_EXERCISE BRIEF:_ Pictures in the data below are not part of the copy; transcribe everything else exactly.

_INPUT MATERIAL:_
********************

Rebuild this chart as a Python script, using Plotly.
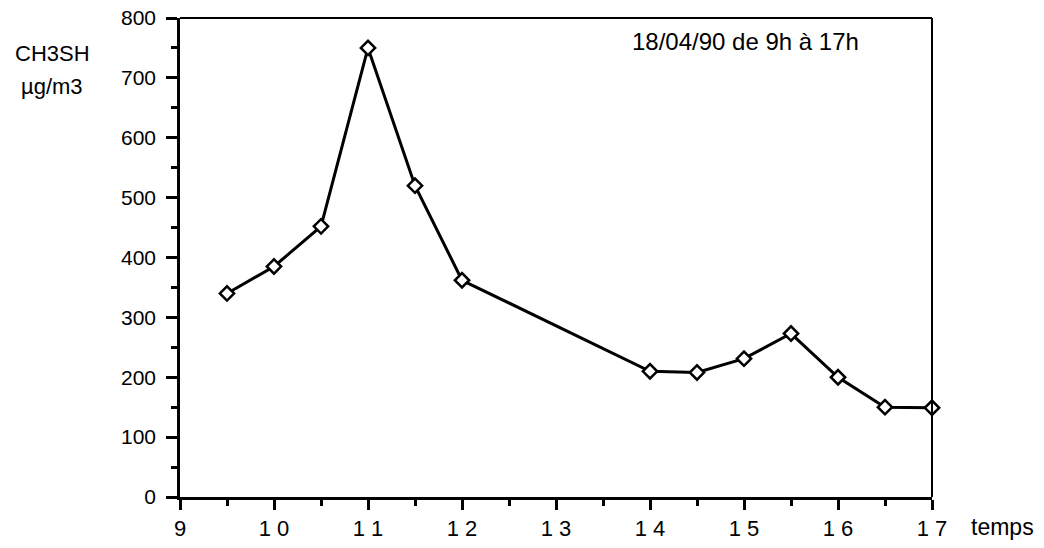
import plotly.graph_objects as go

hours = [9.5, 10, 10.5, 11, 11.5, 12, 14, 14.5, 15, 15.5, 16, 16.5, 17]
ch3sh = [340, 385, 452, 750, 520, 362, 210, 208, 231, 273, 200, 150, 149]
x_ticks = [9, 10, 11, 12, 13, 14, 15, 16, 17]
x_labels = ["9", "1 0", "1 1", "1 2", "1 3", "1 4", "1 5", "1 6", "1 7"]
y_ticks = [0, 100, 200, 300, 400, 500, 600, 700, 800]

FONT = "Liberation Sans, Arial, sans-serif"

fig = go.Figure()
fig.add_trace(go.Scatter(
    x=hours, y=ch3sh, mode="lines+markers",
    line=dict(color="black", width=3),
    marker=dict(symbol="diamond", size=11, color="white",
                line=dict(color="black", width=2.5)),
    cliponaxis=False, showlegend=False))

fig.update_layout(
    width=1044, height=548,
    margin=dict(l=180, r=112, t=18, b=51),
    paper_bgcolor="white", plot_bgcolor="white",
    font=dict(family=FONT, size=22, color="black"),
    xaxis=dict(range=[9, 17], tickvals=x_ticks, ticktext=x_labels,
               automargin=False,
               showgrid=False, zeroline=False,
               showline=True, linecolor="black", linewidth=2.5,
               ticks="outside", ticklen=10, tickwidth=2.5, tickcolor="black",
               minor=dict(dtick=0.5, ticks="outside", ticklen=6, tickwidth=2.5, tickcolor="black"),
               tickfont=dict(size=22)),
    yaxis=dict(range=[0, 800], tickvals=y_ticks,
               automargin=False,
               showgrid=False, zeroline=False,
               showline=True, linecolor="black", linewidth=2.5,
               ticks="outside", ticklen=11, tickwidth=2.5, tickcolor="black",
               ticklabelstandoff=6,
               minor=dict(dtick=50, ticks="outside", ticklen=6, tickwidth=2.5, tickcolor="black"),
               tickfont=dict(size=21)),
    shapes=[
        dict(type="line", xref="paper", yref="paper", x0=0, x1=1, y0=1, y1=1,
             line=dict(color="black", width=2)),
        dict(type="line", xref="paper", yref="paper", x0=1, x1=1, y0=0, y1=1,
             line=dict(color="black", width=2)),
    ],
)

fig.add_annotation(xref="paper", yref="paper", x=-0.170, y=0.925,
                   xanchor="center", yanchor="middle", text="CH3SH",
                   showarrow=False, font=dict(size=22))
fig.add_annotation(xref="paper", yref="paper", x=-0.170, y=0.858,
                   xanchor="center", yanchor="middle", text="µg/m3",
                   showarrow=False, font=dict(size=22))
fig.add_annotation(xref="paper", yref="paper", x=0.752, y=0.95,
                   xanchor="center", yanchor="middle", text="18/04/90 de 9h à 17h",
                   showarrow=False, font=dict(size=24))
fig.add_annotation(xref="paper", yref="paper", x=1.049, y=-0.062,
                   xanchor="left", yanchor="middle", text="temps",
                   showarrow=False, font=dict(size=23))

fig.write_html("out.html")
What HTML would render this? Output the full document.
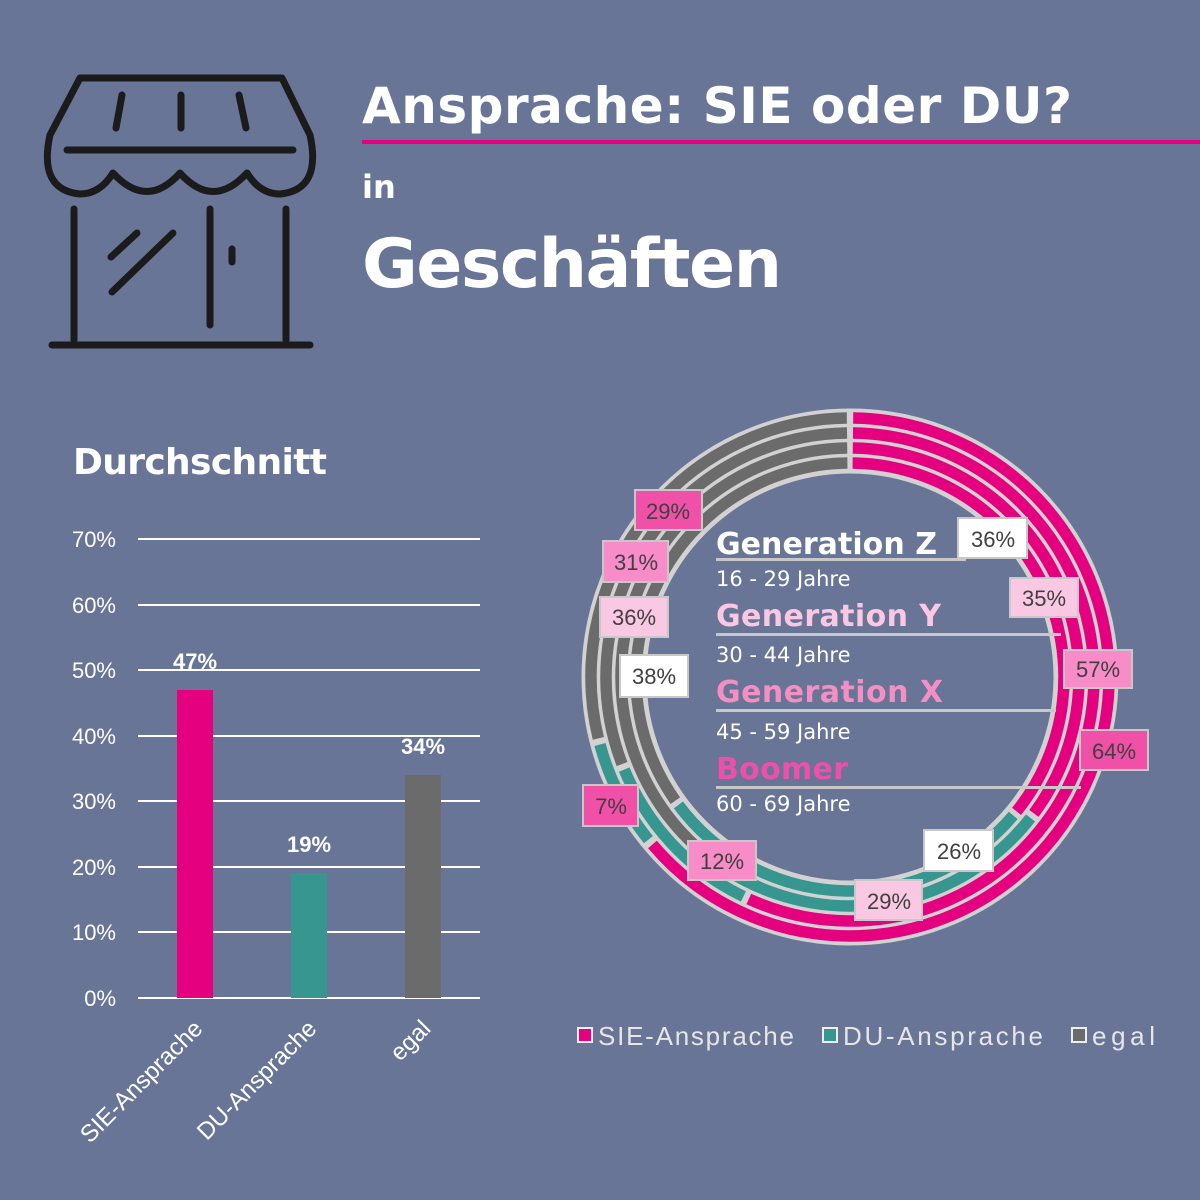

********************

_FULL OUTPUT:_
Rebuild this chart as a Python script, using Plotly.
import plotly.graph_objects as go

hours = [9.5, 10, 10.5, 11, 11.5, 12, 14, 14.5, 15, 15.5, 16, 16.5, 17]
ch3sh = [340, 385, 452, 750, 520, 362, 210, 208, 231, 273, 200, 150, 149]
x_ticks = [9, 10, 11, 12, 13, 14, 15, 16, 17]
x_labels = ["9", "1 0", "1 1", "1 2", "1 3", "1 4", "1 5", "1 6", "1 7"]
y_ticks = [0, 100, 200, 300, 400, 500, 600, 700, 800]

FONT = "Liberation Sans, Arial, sans-serif"

fig = go.Figure()
fig.add_trace(go.Scatter(
    x=hours, y=ch3sh, mode="lines+markers",
    line=dict(color="black", width=3),
    marker=dict(symbol="diamond", size=11, color="white",
                line=dict(color="black", width=2.5)),
    cliponaxis=False, showlegend=False))

fig.update_layout(
    width=1044, height=548,
    margin=dict(l=180, r=112, t=18, b=51),
    paper_bgcolor="white", plot_bgcolor="white",
    font=dict(family=FONT, size=22, color="black"),
    xaxis=dict(range=[9, 17], tickvals=x_ticks, ticktext=x_labels,
               automargin=False,
               showgrid=False, zeroline=False,
               showline=True, linecolor="black", linewidth=2.5,
               ticks="outside", ticklen=10, tickwidth=2.5, tickcolor="black",
               minor=dict(dtick=0.5, ticks="outside", ticklen=6, tickwidth=2.5, tickcolor="black"),
               tickfont=dict(size=22)),
    yaxis=dict(range=[0, 800], tickvals=y_ticks,
               automargin=False,
               showgrid=False, zeroline=False,
               showline=True, linecolor="black", linewidth=2.5,
               ticks="outside", ticklen=11, tickwidth=2.5, tickcolor="black",
               ticklabelstandoff=6,
               minor=dict(dtick=50, ticks="outside", ticklen=6, tickwidth=2.5, tickcolor="black"),
               tickfont=dict(size=21)),
    shapes=[
        dict(type="line", xref="paper", yref="paper", x0=0, x1=1, y0=1, y1=1,
             line=dict(color="black", width=2)),
        dict(type="line", xref="paper", yref="paper", x0=1, x1=1, y0=0, y1=1,
             line=dict(color="black", width=2)),
    ],
)

fig.add_annotation(xref="paper", yref="paper", x=-0.170, y=0.925,
                   xanchor="center", yanchor="middle", text="CH3SH",
                   showarrow=False, font=dict(size=22))
fig.add_annotation(xref="paper", yref="paper", x=-0.170, y=0.858,
                   xanchor="center", yanchor="middle", text="µg/m3",
                   showarrow=False, font=dict(size=22))
fig.add_annotation(xref="paper", yref="paper", x=0.752, y=0.95,
                   xanchor="center", yanchor="middle", text="18/04/90 de 9h à 17h",
                   showarrow=False, font=dict(size=24))
fig.add_annotation(xref="paper", yref="paper", x=1.049, y=-0.062,
                   xanchor="left", yanchor="middle", text="temps",
                   showarrow=False, font=dict(size=23))

fig.write_html("out.html")
What HTML would render this? Output the full document.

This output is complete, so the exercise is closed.